What are fueling these fears?
A fair amount of this comes from comments made by Volkswagen brand chief Herbert Diess back in January. According to Bloomberg Business, Diess wondered aloud at a meeting with dealers at the Detroit Auto Show of whether the company should stop trying to compete with the likes of Toyota and return to being a boutique brand, selling higher end models.
“It was near crickets in the room,” Brown told the magazine about the response from dealers.
Why are these issues coming up now?
As we reported earlier this week, Volkswagen of America's CEO and President Michael Horn stepped down. Horn was liked by dealers for his view on Volkswagen's situation in the U.S. and worked hard to improved the situation. He is credited for shortening the lifecycle for Volkswagen's vehicles and lobbied for certain models like the Golf SportWagen Alltrack to come to the U.S.

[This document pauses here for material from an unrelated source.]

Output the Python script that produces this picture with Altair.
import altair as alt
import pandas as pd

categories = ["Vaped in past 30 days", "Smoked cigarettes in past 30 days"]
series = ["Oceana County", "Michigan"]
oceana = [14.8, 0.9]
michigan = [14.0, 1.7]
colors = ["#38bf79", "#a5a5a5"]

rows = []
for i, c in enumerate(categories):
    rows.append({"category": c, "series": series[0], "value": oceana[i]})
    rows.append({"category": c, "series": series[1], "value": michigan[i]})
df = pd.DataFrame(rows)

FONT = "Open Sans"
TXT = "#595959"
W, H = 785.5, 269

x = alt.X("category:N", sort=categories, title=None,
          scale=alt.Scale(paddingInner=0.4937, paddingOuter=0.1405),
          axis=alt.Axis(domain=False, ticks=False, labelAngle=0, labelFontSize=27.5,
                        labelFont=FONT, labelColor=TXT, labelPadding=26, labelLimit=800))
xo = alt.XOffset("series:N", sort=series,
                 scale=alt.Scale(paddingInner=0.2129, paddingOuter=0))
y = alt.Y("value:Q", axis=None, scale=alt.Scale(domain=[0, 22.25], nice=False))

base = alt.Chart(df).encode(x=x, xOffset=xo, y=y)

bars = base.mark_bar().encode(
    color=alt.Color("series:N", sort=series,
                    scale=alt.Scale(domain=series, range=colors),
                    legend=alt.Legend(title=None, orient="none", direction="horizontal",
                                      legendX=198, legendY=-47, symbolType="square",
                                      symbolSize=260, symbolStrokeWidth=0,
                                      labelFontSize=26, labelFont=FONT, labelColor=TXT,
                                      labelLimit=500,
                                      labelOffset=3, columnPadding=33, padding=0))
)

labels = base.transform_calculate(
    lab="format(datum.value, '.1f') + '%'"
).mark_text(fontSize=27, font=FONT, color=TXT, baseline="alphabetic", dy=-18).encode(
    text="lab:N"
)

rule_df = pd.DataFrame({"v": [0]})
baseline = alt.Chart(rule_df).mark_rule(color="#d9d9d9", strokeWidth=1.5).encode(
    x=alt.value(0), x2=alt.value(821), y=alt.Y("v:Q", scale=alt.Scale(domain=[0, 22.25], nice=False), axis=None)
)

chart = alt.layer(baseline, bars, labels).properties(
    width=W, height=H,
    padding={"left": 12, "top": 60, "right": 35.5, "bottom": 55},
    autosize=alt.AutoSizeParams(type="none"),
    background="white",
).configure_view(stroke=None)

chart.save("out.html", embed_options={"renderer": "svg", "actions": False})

Horn also helped dealers whether the diesel scandal mess by instituting a number programs such as the buyback of used diesel vehicles.
"I've been a VW dealer almost 10 years, and he understood the American market better than any of [his predecessors], and he had the ability to get things done better than anyone else did," said Fred Emich, a VW dealer in Denver.
With Horn out of the picture, dealers lost a key ally and are left wondering what happens next.